Here is my code setup:
settings.py
USER_AGENT = 'Mozilla/5.0 (Windows NT 6.2; WOW64; rv:52.0) Gecko/20100101 Firefox/52.0'
ROBOTSTXT_OBEY = False
COOKIES_ENABLED = False
ITEM_PIPELINES = {'scrapy.pipelines.files.FilesPipeline': 1}
FILES_STORE = 'audio_files'
items.py
from scrapy.item import Item, Field
class Mp3projectItem(Item):
title = Field()
mp3_link = Field()
file_urls = Field()
# calculated fields
files = Field()
# Log fields
url = Field()
date = Field()
spider.py
import scrapy
from mp3_project.items import Mp3projectItem
class Mp3pipeSpider(scrapy.Spider):
name = 'mp3pipe'
allowed_domains = ['<thewebsite>.com']
start_urls = ['https://<thewebsite>.com/foo/bar/']
def parse(self, response):
item = Mp3projectItem()
item['title'] = response.xpath("//*[@class='spam-title']/a//text()").extract_first()
item['mp3_link'] = response.xpath("//*[@class='spam-content']//a/@href").extract_first()
item['url'] = response.url
return item
for url in response.xpath("//*[@class='spam-content']//a/@href").extract_first():
# Could I have used: for url in item['mp3_link']?

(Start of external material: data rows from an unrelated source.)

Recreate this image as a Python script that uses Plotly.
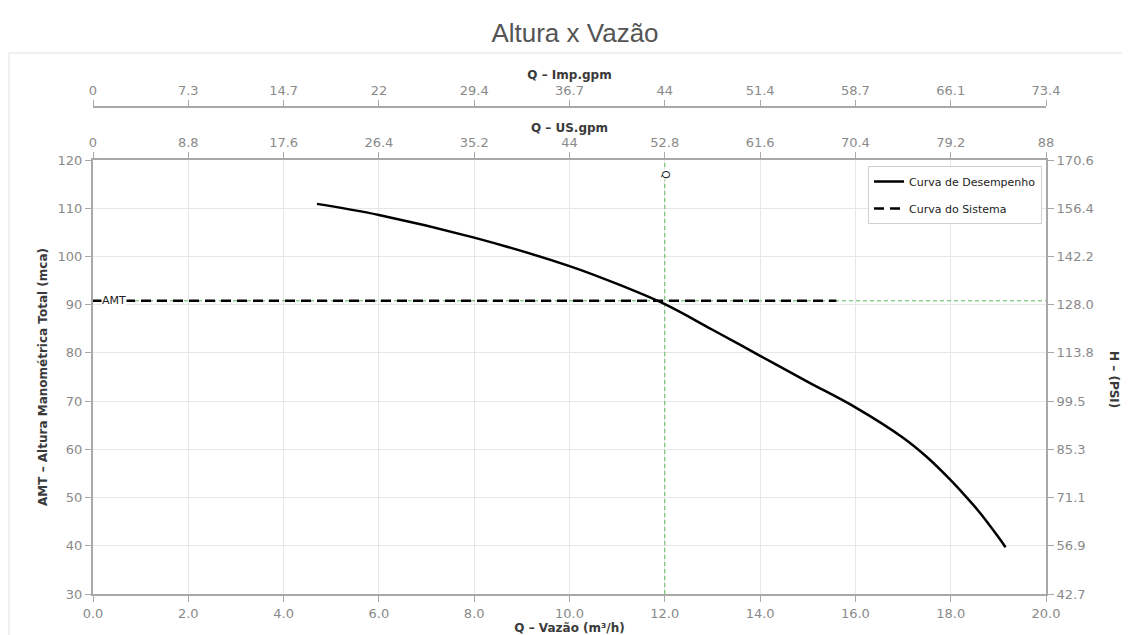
import plotly.graph_objects as go

# ---- data ----
pump_q = [4.7, 6.0, 8.0, 10.0, 11.0, 12.0, 13.0, 14.0, 15.0, 16.0, 17.0, 17.5, 18.0, 18.3, 18.6, 19.0, 19.15]
pump_h = [110.9, 108.6, 103.9, 98.0, 94.3, 90.1, 84.8, 79.4, 74.0, 68.7, 62.4, 58.4, 53.6, 50.4, 47.0, 41.8, 39.7]

sys_q = [0.0, 15.6]
sys_h = [90.8, 90.8]

op_q = 12.0      # operating flow (m3/h)
op_amt = 90.8    # AMT (mca)

x_ticks = [0, 2, 4, 6, 8, 10, 12, 14, 16, 18, 20]
us_gpm_labels = ["0", "8.8", "17.6", "26.4", "35.2", "44", "52.8", "61.6", "70.4", "79.2", "88"]
imp_gpm_labels = ["0", "7.3", "14.7", "22", "29.4", "36.7", "44", "51.4", "58.7", "66.1", "73.4"]

y_ticks = [30, 40, 50, 60, 70, 80, 90, 100, 110, 120]
psi_labels = ["42.7", "56.9", "71.1", "85.3", "99.5", "113.8", "128.0", "142.2", "156.4", "170.6"]

# ---- styles / layout (window pixel coordinates; page body has an 8px margin) ----
FONT = "DejaVu Sans"
TICK_COLOR = "#8a8a8a"
AXIS_COLOR = "#a8a8a8"
GRID_COLOR = "#e6e6e6"
TITLE_COLOR = "#3a3a3a"
GREEN = "#5cb85c"

OFF = 8
WIN_W, WIN_H = 1130, 635
W, H = WIN_W - OFF, WIN_H - OFF
PLOT_L, PLOT_R, PLOT_T, PLOT_B = 93, 1046, 160, 594   # window coords of plot area
TOP_AXIS_Y = 107                                      # window y of Imp.gpm axis line
ML = PLOT_L - OFF
MR = W - (PLOT_R - OFF)
MT = TOP_AXIS_Y - OFF
MB = H - (PLOT_B - OFF)
plot_w = W - ML - MR
plot_h = H - MT - MB
y_dom_top = (PLOT_B - PLOT_T) / plot_h


def px_x(wx):
    return (wx - PLOT_L) / plot_w


def px_y(wy):
    return (PLOT_B - wy) / plot_h


fig = go.Figure()

# green guide lines
fig.add_trace(go.Scatter(x=[x_ticks[0], x_ticks[-1]], y=[op_amt, op_amt], mode="lines",
                         line=dict(color=GREEN, width=1, dash="4px,3px"),
                         showlegend=False, hoverinfo="skip"))
fig.add_trace(go.Scatter(x=[op_q, op_q], y=[y_ticks[0], y_ticks[-1]], mode="lines",
                         line=dict(color=GREEN, width=1, dash="4px,3px"),
                         showlegend=False, hoverinfo="skip"))

fig.add_trace(go.Scatter(x=pump_q, y=pump_h, mode="lines", name="Curva de Desempenho",
                         line=dict(color="black", width=2.5, shape="spline", smoothing=1.0),
                         legendgroup="a"))
fig.add_trace(go.Scatter(x=sys_q, y=sys_h, mode="lines", name="Curva do Sistema",
                         line=dict(color="black", width=2.5, dash="10px,6px"),
                         legendgroup="b"))

# invisible traces for the extra axes
fig.add_trace(go.Scatter(x=[0], y=[30], xaxis="x2", yaxis="y", mode="markers",
                         marker=dict(opacity=0), showlegend=False, hoverinfo="skip"))
fig.add_trace(go.Scatter(x=[0], y=[30], xaxis="x3", yaxis="y", mode="markers",
                         marker=dict(opacity=0), showlegend=False, hoverinfo="skip"))
fig.add_trace(go.Scatter(x=[0], y=[30], xaxis="x", yaxis="y2", mode="markers",
                         marker=dict(opacity=0), showlegend=False, hoverinfo="skip"))

tickfont = dict(family=FONT, size=13, color=TICK_COLOR)
titlefont = dict(family=FONT, size=12, color=TITLE_COLOR, weight="bold")

common_x = dict(range=[0, 20], showline=True, linecolor=AXIS_COLOR, linewidth=2,
                ticks="outside", ticklen=6, tickcolor=AXIS_COLOR, tickfont=tickfont,
                zeroline=False)

fig.update_layout(
    width=W, height=H,
    margin=dict(l=ML, r=MR, t=MT, b=MB, autoexpand=False),
    paper_bgcolor="white", plot_bgcolor="white",
    font=dict(family=FONT),
    title=dict(text="Altura x Vazão", x=(575 - OFF) / W, xref="container", xanchor="center",
               y=1 - (33 - OFF) / H, yref="container", yanchor="middle",
               font=dict(family="Liberation Sans", size=26, color="#555555")),
    xaxis=dict(**common_x, tickvals=x_ticks, tickformat=".1f", showgrid=True,
               gridcolor=GRID_COLOR, gridwidth=1, domain=[0, 1], anchor="y",
               title=dict(text="Q – Vazão (m³/h)", font=titlefont, standoff=0)),
    xaxis2=dict(**common_x, tickvals=x_ticks, ticktext=us_gpm_labels, showgrid=False,
                overlaying="x", side="top", anchor="y",
                title=dict(text="Q – US.gpm", font=titlefont, standoff=0)),
    xaxis3=dict(**common_x, tickvals=x_ticks, ticktext=imp_gpm_labels, showgrid=False,
                overlaying="x", side="top", anchor="free", position=1,
                title=dict(text="Q – Imp.gpm", font=titlefont, standoff=0)),
    yaxis=dict(range=[30, 120], tickvals=y_ticks, domain=[0, y_dom_top], showline=True,
               linecolor=AXIS_COLOR, linewidth=2, ticks="outside", ticklen=6,
               tickcolor=AXIS_COLOR, tickfont=tickfont, showgrid=True,
               gridcolor=GRID_COLOR, zeroline=False,
               title=dict(text="AMT – Altura Manométrica Total (mca)", font=titlefont,
                          standoff=7)),
    yaxis2=dict(range=[30, 120], tickvals=y_ticks, ticktext=psi_labels, overlaying="y",
                side="right", anchor="x", showline=True, linecolor=AXIS_COLOR,
                linewidth=2, ticks="outside", ticklen=6, tickcolor=AXIS_COLOR,
                tickfont=tickfont, showgrid=False, zeroline=False),
    legend=dict(x=px_x(1042), y=px_y(166),
                xanchor="right", yanchor="top", bgcolor="white",
                bordercolor="#d0d0d0", borderwidth=1, tracegroupgap=8,
                traceorder="grouped",
                font=dict(family=FONT, size=11, color="#222222")),
    showlegend=True,
)

# labels on the guide lines
fig.add_annotation(x=0.17, y=op_amt, xref="x", yref="y", text="AMT", showarrow=False,
                   xanchor="left", yanchor="middle", bgcolor="white",
                   font=dict(family=FONT, size=11, color="#222222"), borderpad=0)
fig.add_annotation(x=op_q, y=116.9, xref="x", yref="y", text="Q", showarrow=False,
                   textangle=90, bgcolor="white", xanchor="center", yanchor="middle",
                   font=dict(family=FONT, size=11, color="#222222"), borderpad=0)

# right axis title (reads top to bottom)
fig.add_annotation(x=px_x(1114), y=px_y(379),
                   xref="paper", yref="paper", text="H – (PSI)", showarrow=False,
                   textangle=90, xanchor="center", yanchor="middle", font=titlefont)

# outer light frame (top and left edges)
fig.add_shape(type="line", xref="paper", yref="paper",
              x0=px_x(9), x1=px_x(WIN_W + 5), y0=px_y(53), y1=px_y(53),
              line=dict(color="#e2e2e2", width=1), layer="below")
fig.add_shape(type="line", xref="paper", yref="paper",
              x0=px_x(9), x1=px_x(9), y0=px_y(53), y1=px_y(WIN_H + 5),
              line=dict(color="#e2e2e2", width=1), layer="below")

fig.write_html("out.html")
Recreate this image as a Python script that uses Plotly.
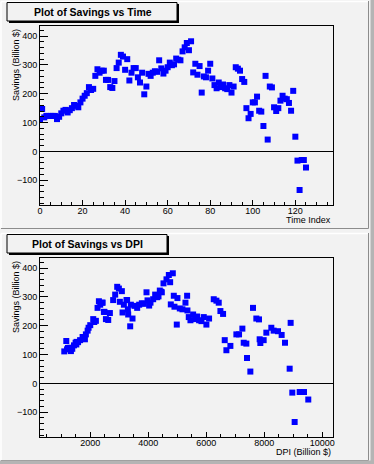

yield Request(url, callback=self.parse_item)
# in scrapy shell the response brings back the absolute url so no need
# for urlparse.urljoin(response.url, url)
# also throughs up SyntaxError: 'return' with argument inside generator
# this is obviously wrong and feels like over kill with use of pipeline
# but I don't know where to put the file_urls = Field() because the mp3 file is
# in an embedded link
def parse_item(self, response):
filename = response.url.split("/")[-1]
with open(filename, 'wb') as f:
f.write(response.body)
I am almost positive I don't even need the filename open/write implementation because the pipeline is designed to do this. But I can't figure out where in the spider to put the file_urls field and to get the pipeline to work. Any help would be very much appreciated.